In a departure from past threats to drive Mr. Maduro from power, Secretary of State Mike Pompeo announced the new policy Tuesday for democratic transition to a new government, one like to have a prominent role for U.S.-backed opposition leader Juan Guaido.
Mr. Pompeo said the U.S. will continue to recognize Mr. Guaido as the country’s legitimate leader, but will ask him and Mr. Maduro step aside to allow Venezuela’s fractured National Assembly to create a special “Council of State” to govern until elections can be held within six to 12 months.
The formation of the council would trigger a suspension of U.S. sanctions targeting Venezuela’s oil sector, a key revenue lifeline for the Caracas government that Washington and its allies accuse of human rights abuses, drug trafficking and corruption.
“If the [rest of the] conditions of the framework are met, including the departure of foreign security forces and elections [are] deemed free and fair by international observers, then all remaining U.S. sanctions would be lifted,” Mr. Pompeo told reporters at the State Department Tuesday.

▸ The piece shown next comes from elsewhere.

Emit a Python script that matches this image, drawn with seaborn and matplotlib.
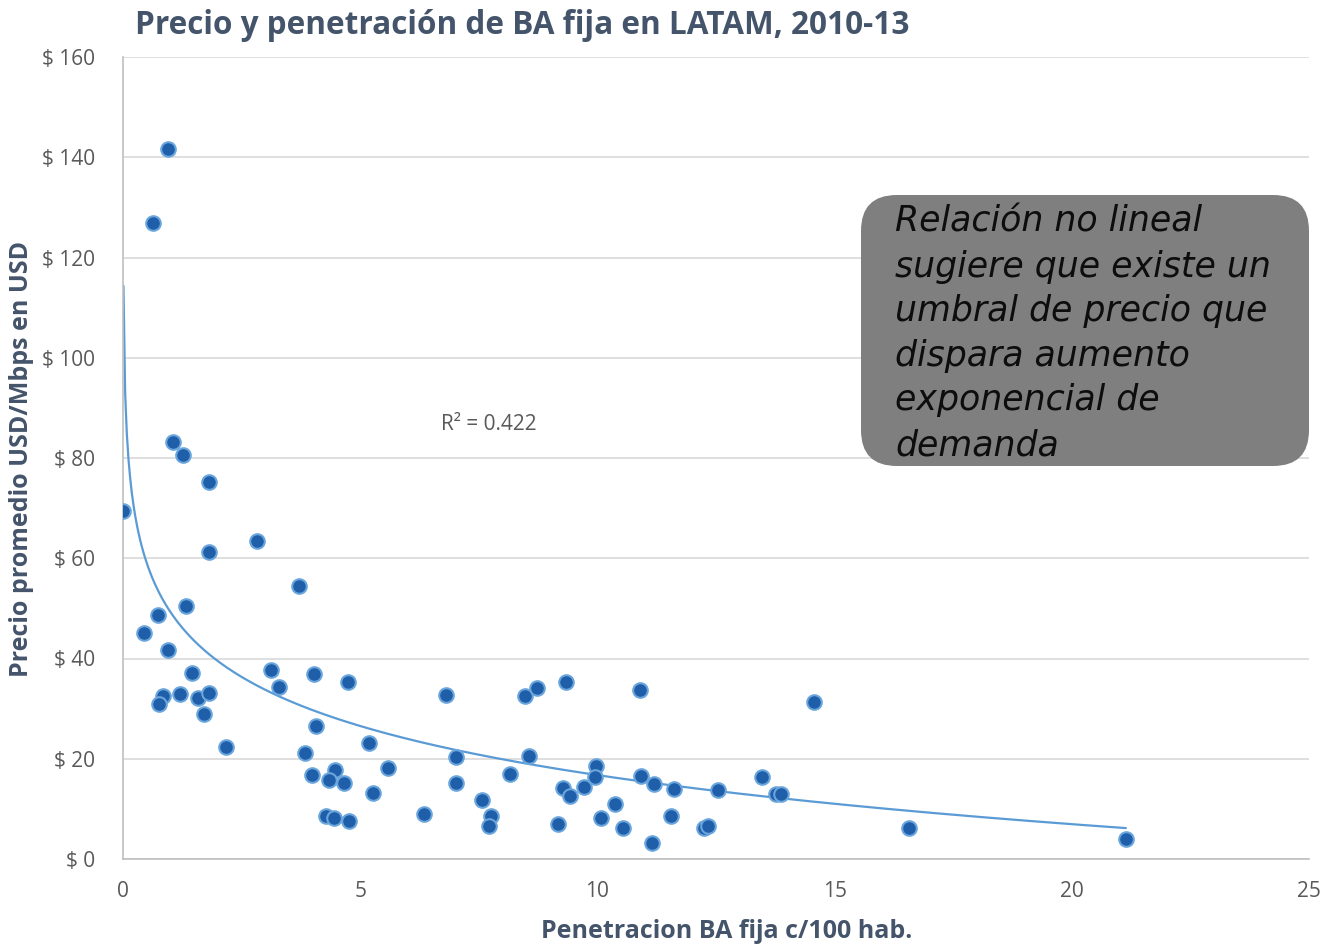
import numpy as np
import pandas as pd
import matplotlib
matplotlib.use("Agg")
import matplotlib.pyplot as plt
from matplotlib.patches import FancyBboxPatch
import seaborn as sns

sns.set_style("white")
plt.rcParams['font.family'] = ['Open Sans', 'DejaVu Sans']

# penetration (per 100 inhabitants) and average price USD/Mbps
penetracion = [0.95, 0.63, 0.01, 1.05, 1.26, 1.81, 1.81, 2.82, 3.70, 1.33,
               0.74, 0.44, 0.94, 1.45, 0.84, 0.76, 1.20, 1.58, 1.81, 1.70,
               2.17, 3.11, 3.29, 4.02, 4.75, 4.06, 3.84, 3.98, 4.46, 4.34,
               4.66, 4.27, 4.45, 4.76, 5.18, 5.59, 5.28, 6.34, 6.80, 7.02,
               7.02, 7.56, 7.75, 7.71, 8.16, 8.48, 8.73, 8.56, 9.34, 9.16,
               9.28, 9.42, 9.72, 9.97, 9.95, 10.08, 10.38, 10.53, 10.90, 10.92,
               11.15, 11.20, 11.55, 11.62, 12.25, 12.34, 12.54, 13.46, 13.76, 13.86,
               14.57, 16.57, 21.14]
precio = [141.6, 126.9, 69.4, 83.2, 80.5, 75.2, 61.2, 63.4, 54.5, 50.4,
          48.6, 45.1, 41.7, 37.1, 32.6, 30.9, 32.9, 32.2, 33.1, 29.0,
          22.3, 37.7, 34.3, 36.9, 35.4, 26.5, 21.2, 16.8, 17.8, 15.8,
          15.2, 8.6, 8.2, 7.5, 23.1, 18.2, 13.2, 9.0, 32.7, 20.4,
          15.2, 11.8, 8.6, 6.5, 17.0, 32.5, 34.1, 20.5, 35.3, 7.0,
          14.2, 12.6, 14.3, 18.6, 16.4, 8.2, 11.0, 6.2, 33.7, 16.6,
          3.1, 14.9, 8.6, 14.0, 6.1, 6.6, 13.7, 16.4, 13.0, 13.0,
          31.3, 6.2, 4.0]

y_ticks = [0, 20, 40, 60, 80, 100, 120, 140, 160]
x_ticks = [0, 5, 10, 15, 20, 25]
r2_label = "R² = 0.422"
nota = ["Relación no lineal", "sugiere que existe un", "umbral de precio que",
        "dispara aumento", "exponencial de", "demanda"]

df = pd.DataFrame({"pen": penetracion, "precio": precio})

# logarithmic trend line (Excel style)
a, b = np.polyfit(np.log(df["pen"]), df["precio"], 1)
xs = np.linspace(df["pen"].min(), df["pen"].max(), 600)
trend = pd.DataFrame({"pen": xs, "precio": a * np.log(xs) + b})

fig = plt.figure(figsize=(13.25, 9.44), dpi=100)
ax = fig.add_axes([123 / 1325, 1 - 859 / 944, 1186 / 1325, 802 / 944])

sns.lineplot(data=trend, x="pen", y="precio", ax=ax, color="#5b9bd5", linewidth=1.6)
sns.scatterplot(data=df, x="pen", y="precio", ax=ax, s=110, color="#1f5ea8",
                edgecolor="#6aa5dc", linewidth=1.5, zorder=3)

ax.set_xlim(0, 25)
ax.set_ylim(0, 160)
ax.set_xticks(x_ticks)
ax.set_yticks(y_ticks)
ax.set_yticklabels([f"$ {v}" for v in y_ticks])
ax.tick_params(axis="both", length=0, labelsize=15, labelcolor="#595959")
ax.tick_params(axis="y", pad=20)
ax.tick_params(axis="x", pad=16)
ax.yaxis.grid(True, color="#d9d9d9", linewidth=1.2)
ax.set_axisbelow(True)
for side in ["top", "right"]:
    ax.spines[side].set_visible(False)
for side in ["left", "bottom"]:
    ax.spines[side].set_color("#bfbfbf")
    ax.spines[side].set_linewidth(1.2)
ax.set_xlabel("")
ax.set_ylabel("")

fig.text(727 / 1325, 1 - 931 / 944, "Penetracion BA fija c/100 hab.", fontsize=18,
         fontweight="bold", color="#44546a", ha="center", va="center")
fig.text(22 / 1325, 1 - 459 / 944, "Precio promedio USD/Mbps en USD", fontsize=18,
         fontweight="bold", color="#44546a", ha="center", va="center", rotation=90)

ax.text(6.7, 86.6, r2_label, fontsize=15, color="#595959", va="center", ha="left")

fig.text(135 / 1325, 1 - 25 / 944, "Precio y penetración de BA fija en LATAM, 2010-13",
         fontsize=22.7, fontweight="bold", color="#44546a", va="center", ha="left")

# grey note box
bw, bh = 448, 271
box_ax = fig.add_axes([861 / 1325, 1 - 466 / 944, bw / 1325, bh / 944])
box_ax.set_axis_off()
box_ax.set_xlim(0, 1)
box_ax.set_ylim(0, 1)
box_ax.add_patch(FancyBboxPatch((0, 0), 1, 1, boxstyle="round,pad=0,rounding_size=0.08",
                                mutation_aspect=bw / bh, facecolor="#7f7f7f",
                                edgecolor="none", transform=box_ax.transAxes))
for i, line in enumerate(nota):
    fig.text(895 / 1325, 1 - (222 + i * 44.6) / 944, line, fontsize=25,
             style="italic", family=["DejaVu Sans"], color="#0d0d0d",
             va="center", ha="left")

fig.savefig("out.png", dpi=100)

The blueprint unveiled in Washington got a quick thumbs-down from Caracas, whose top diplomat called the plan “extortion.”
“The Bolivarian government reiterates that Venezuela does not accept, nor will it ever accept any tutelage, from any foreign government,” Venezuelan Foreign Minister Jorge Arreaza wrote on Twitter hours after Mr. Pompeo’s announcement.

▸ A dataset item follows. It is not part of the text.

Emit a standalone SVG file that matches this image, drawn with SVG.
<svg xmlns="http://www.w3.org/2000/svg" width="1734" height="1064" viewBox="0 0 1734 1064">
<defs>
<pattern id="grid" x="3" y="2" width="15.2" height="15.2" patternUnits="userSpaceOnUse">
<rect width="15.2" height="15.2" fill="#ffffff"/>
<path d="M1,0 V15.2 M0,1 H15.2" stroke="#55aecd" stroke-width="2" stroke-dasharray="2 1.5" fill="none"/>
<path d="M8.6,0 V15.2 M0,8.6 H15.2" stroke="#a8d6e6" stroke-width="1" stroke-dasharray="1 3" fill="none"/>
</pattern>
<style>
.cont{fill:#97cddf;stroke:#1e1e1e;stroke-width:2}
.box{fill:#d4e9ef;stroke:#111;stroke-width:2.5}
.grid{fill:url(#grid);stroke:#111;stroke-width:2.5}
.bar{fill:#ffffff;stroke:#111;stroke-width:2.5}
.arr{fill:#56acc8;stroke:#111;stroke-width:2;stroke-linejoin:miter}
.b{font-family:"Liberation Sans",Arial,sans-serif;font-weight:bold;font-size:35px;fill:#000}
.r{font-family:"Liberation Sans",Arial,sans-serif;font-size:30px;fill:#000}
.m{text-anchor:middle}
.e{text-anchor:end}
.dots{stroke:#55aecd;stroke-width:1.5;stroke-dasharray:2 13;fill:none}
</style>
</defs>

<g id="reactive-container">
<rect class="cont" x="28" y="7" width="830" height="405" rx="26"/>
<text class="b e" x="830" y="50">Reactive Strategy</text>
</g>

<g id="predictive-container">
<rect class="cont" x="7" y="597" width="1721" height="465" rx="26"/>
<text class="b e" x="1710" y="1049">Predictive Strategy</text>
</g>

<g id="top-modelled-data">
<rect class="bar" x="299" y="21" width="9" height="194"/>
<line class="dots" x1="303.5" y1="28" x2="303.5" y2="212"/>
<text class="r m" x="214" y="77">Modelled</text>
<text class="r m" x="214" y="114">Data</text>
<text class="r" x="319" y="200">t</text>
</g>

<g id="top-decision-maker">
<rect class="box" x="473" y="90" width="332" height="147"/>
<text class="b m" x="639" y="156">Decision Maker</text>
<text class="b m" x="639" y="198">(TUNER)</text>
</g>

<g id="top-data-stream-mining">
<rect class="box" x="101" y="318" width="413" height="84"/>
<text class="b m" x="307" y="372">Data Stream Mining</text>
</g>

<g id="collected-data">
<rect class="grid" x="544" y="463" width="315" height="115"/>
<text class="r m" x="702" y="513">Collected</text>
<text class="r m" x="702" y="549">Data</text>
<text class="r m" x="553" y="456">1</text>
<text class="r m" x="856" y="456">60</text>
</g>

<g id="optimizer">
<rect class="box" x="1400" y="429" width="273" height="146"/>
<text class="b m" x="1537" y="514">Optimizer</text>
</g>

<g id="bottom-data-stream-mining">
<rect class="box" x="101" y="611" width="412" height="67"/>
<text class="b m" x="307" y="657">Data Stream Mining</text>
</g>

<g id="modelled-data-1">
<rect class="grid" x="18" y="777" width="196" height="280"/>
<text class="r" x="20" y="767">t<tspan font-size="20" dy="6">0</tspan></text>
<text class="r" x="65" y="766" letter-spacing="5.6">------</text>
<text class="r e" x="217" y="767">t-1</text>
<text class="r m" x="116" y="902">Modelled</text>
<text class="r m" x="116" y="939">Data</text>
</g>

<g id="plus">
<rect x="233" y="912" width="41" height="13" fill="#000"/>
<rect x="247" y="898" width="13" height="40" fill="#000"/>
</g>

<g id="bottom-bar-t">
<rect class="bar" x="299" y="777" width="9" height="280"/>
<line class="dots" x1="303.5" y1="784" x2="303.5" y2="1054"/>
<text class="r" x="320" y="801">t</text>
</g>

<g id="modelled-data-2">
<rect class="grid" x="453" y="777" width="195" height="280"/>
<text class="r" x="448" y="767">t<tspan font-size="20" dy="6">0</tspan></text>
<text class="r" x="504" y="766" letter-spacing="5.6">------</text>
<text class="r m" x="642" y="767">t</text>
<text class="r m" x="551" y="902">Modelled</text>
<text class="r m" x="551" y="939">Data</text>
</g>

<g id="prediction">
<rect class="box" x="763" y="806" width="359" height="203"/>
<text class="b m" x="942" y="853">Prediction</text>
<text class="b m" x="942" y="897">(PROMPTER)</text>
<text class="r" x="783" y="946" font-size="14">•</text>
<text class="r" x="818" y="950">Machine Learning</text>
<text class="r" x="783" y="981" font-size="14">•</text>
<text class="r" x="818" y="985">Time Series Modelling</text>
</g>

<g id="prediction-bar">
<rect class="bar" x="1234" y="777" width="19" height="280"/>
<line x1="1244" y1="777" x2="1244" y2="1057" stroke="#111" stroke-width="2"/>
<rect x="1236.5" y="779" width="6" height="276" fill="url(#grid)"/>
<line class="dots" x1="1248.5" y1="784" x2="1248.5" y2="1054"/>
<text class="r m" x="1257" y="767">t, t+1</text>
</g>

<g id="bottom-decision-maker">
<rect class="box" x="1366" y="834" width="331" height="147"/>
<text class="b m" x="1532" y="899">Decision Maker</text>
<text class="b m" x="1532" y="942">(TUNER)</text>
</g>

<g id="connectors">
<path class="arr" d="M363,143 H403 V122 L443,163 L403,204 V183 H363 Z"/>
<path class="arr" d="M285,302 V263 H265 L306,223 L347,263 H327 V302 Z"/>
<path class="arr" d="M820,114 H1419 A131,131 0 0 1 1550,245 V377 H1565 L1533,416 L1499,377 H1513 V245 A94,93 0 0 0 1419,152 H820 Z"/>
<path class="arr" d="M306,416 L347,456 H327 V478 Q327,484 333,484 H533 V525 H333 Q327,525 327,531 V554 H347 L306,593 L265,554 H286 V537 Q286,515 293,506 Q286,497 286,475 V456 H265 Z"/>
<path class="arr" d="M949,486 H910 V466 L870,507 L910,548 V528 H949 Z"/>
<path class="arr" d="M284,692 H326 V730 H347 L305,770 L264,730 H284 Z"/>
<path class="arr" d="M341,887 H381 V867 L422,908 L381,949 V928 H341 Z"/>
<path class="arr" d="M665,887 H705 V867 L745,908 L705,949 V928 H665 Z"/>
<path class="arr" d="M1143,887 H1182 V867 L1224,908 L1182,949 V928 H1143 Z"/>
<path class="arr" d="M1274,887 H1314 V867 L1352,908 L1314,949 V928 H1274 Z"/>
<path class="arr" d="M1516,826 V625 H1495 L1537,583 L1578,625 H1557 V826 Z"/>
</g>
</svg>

Still, the plan marked a slight softening of the American position, signaling the U.S. would be willing to waive sanctions on many Mr. Maduro’s political associates. Key parts of the plans seem designed to peel off top figures of the regime who to date have stuck by the president.
A policy fact sheet circulated by the department did not specify whether Mr. Maduro, who was named last week in a U.S. Justice Department narcoterrorism indictment, will be allowed to run in the proposed election, although Mr. Pompeo suggested the U.S. wants him gone.
“We all — Juan Guaido and his entire team — understand that Nicolas Maduro must go,” the secretary of state said. “We must get this democracy started. We have now introduced this pathway to achieve that.”
He also asserted that Washington would “absolutely” support a Guaido candidacy. “I think he’s the most popular politician in Venezuela,” Mr. Pompeo said.
The proposal tracks reform that Mr. Guaido, who has struggled to maintain the momentum of his protest movement, had already put forward in recent days.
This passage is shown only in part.